Warning: Be cautious with automated fuzzy matching. It is easy to accidentally merge two different people who happen to have the same name. Always include a human-in-the-loop for high-stakes decisions, or ensure your matching logic includes multiple secondary identifiers (like date of birth or zip code) to increase confidence.
Key Takeaways
As we conclude this lesson, let’s summarize the core principles that will guide you in your data management journey:
- Start with Profiling: Never transform or clean data until you have fully analyzed its current state. Understanding the distribution and quality of your raw data is the most critical first step.
- Prioritize Reproducibility: Treat your data pipelines like software. Use version control, write modular code, and document your logic so that others can understand and audit your work.
- Automate Validation: Implement "fail-fast" mechanisms. It is better to have an alert go off for bad data than to have a business decision made based on incorrect numbers.
- Choose the Right Architecture: Consider the scale of your data. If you are working with large, cloud-based datasets, prioritize ELT over ETL to leverage the power of your data warehouse.
- Manage State Carefully: When performing complex transformations, ensure your logic is idempotent. This allows for safe re-runs and simplifies debugging.
- Collaborate Across Teams: Data quality is a shared responsibility. Talk to the source developers to prevent bad data at the origin and consult with analysts to ensure your transformations provide the necessary business value.
- Document Everything: Create and maintain a data dictionary. Knowing how a metric was calculated six months ago is just as important as the calculation itself.

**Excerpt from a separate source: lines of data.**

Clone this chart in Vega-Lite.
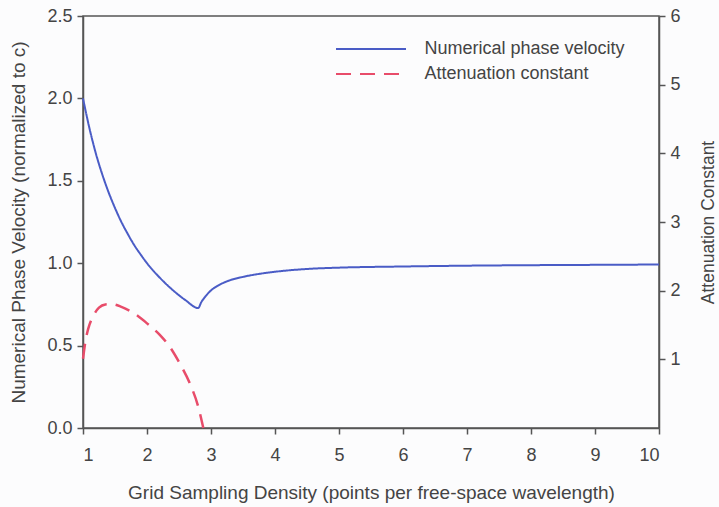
{
  "$schema": "https://vega.github.io/schema/vega-lite/v6.json",
  "width": 576,
  "height": 412,
  "autosize": {"type": "none"},
  "padding": {"left": 83, "top": 16, "right": 60, "bottom": 79},
  "background": "#fcfcfd",
  "config": {
    "font": "Liberation Sans",
    "view": {"stroke": "#555555", "strokeWidth": 1.5},
    "axis": {
      "grid": false,
      "domainColor": "#555555",
      "domainWidth": 1.5,
      "tickColor": "#555555",
      "tickWidth": 1.5,
      "tickSize": 6,
      "labelColor": "#444444",
      "titleColor": "#444444",
      "labelFont": "Liberation Sans",
      "titleFont": "Liberation Sans",
      "labelFontSize": 18,
      "titleFontSize": 19,
      "titleFontWeight": "normal"
    }
  },
  "datasets": {
    "vel": [
      {"N": 1.0, "v": 2.0},
      {"N": 1.1, "v": 1.82},
      {"N": 1.2, "v": 1.667},
      {"N": 1.3, "v": 1.54},
      {"N": 1.4, "v": 1.43},
      {"N": 1.5, "v": 1.335},
      {"N": 1.6, "v": 1.25},
      {"N": 1.7, "v": 1.177},
      {"N": 1.8, "v": 1.11},
      {"N": 1.9, "v": 1.053},
      {"N": 2.0, "v": 1.0},
      {"N": 2.2, "v": 0.912},
      {"N": 2.4, "v": 0.838},
      {"N": 2.6, "v": 0.776},
      {"N": 2.8, "v": 0.728},
      {"N": 2.85, "v": 0.765},
      {"N": 2.9, "v": 0.792},
      {"N": 3.0, "v": 0.835},
      {"N": 3.1, "v": 0.862},
      {"N": 3.25, "v": 0.89},
      {"N": 3.5, "v": 0.917},
      {"N": 3.75, "v": 0.935},
      {"N": 4.0, "v": 0.948},
      {"N": 4.5, "v": 0.965},
      {"N": 5.0, "v": 0.973},
      {"N": 6.0, "v": 0.98},
      {"N": 7.0, "v": 0.985},
      {"N": 8.0, "v": 0.988},
      {"N": 9.0, "v": 0.99},
      {"N": 10.0, "v": 0.992}
    ],
    "att": [
      {"N": 1.0, "a": 1.008},
      {"N": 1.04, "a": 1.272},
      {"N": 1.08, "a": 1.44},
      {"N": 1.16, "a": 1.632},
      {"N": 1.25, "a": 1.752},
      {"N": 1.35, "a": 1.8},
      {"N": 1.45, "a": 1.805},
      {"N": 1.6, "a": 1.764},
      {"N": 1.8, "a": 1.668},
      {"N": 2.0, "a": 1.524},
      {"N": 2.2, "a": 1.356},
      {"N": 2.36, "a": 1.176},
      {"N": 2.5, "a": 0.96},
      {"N": 2.67, "a": 0.648},
      {"N": 2.8, "a": 0.312},
      {"N": 2.88, "a": 0.0}
    ]
  },
  "layer": [
    {
      "data": {"name": "vel"},
      "transform": [{"calculate": "'Numerical phase velocity'", "as": "series"}],
      "mark": {"type": "line", "strokeWidth": 2, "interpolate": "monotone"},
      "encoding": {
        "x": {
          "field": "N", "type": "quantitative",
          "scale": {"domain": [1, 10], "nice": false, "zero": false},
          "axis": {"values": [1,2,3,4,5,6,7,8,9,10], "format": "d", "title": "Grid Sampling Density (points per free-space wavelength)", "labelPadding": 12, "titlePadding": 19}
        },
        "y": {
          "field": "v", "type": "quantitative",
          "scale": {"domain": [0, 2.5], "nice": false},
          "axis": {"values": [0, 0.5, 1, 1.5, 2, 2.5], "format": ".1f", "title": "Numerical Phase Velocity (normalized to c)", "labelPadding": 5, "titlePadding": 18}
        },
        "color": {
          "field": "series", "type": "nominal",
          "scale": {"domain": ["Numerical phase velocity", "Attenuation constant"], "range": ["#4a5cc6", "#e84c6a"]},
          "legend": {
            "title": null, "orient": "none", "legendX": 274.5, "legendY": 19.5,
            "symbolType": "M-2.8,0H2.8", "symbolSize": 625, "symbolStrokeWidth": 2,
            "labelFontSize": 18, "labelColor": "#444444", "labelFont": "Liberation Sans", "labelLimit": 400,
            "labelOffset": 40, "rowPadding": 2
          }
        },
        "strokeDash": {
          "field": "series", "type": "nominal",
          "scale": {"domain": ["Numerical phase velocity", "Attenuation constant"], "range": [[1, 0], [15, 9]]},
          "legend": {
            "title": null, "orient": "none", "legendX": 274.5, "legendY": 19.5,
            "symbolType": "M-2.8,0H2.8", "symbolSize": 625, "symbolStrokeWidth": 2,
            "labelFontSize": 18, "labelColor": "#444444", "labelFont": "Liberation Sans", "labelLimit": 400,
            "labelOffset": 40, "rowPadding": 2
          }
        }
      }
    },
    {
      "data": {"name": "att"},
      "transform": [{"calculate": "'Attenuation constant'", "as": "series"}],
      "mark": {"type": "line", "strokeWidth": 2.5, "interpolate": "monotone"},
      "encoding": {
        "x": {"field": "N", "type": "quantitative"},
        "y": {
          "field": "a", "type": "quantitative",
          "scale": {"domain": [0, 6], "nice": false},
          "axis": {"orient": "right", "values": [1,2,3,4,5,6], "title": "Attenuation Constant", "titleFontSize": 17.5, "titleAngle": 270, "titleBaseline": "top", "labelPadding": 5, "titlePadding": 19}
        },
        "color": {"field": "series", "type": "nominal"},
        "strokeDash": {"field": "series", "type": "nominal"}
      }
    }
  ],
  "resolve": {"scale": {"y": "independent"}}
}
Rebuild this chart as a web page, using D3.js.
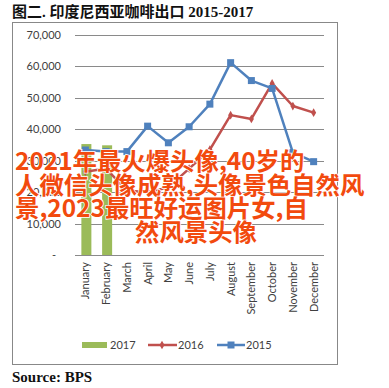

Data cleansing and transformation are not glamorous tasks, but they are the bedrock of any successful data organization. By following these structured approaches and maintaining a disciplined mindset, you will be able to turn messy, unreliable information into a strategic asset that drives your organization forward. Remember that data quality is not a destination, but a continuous process of refinement and improvement.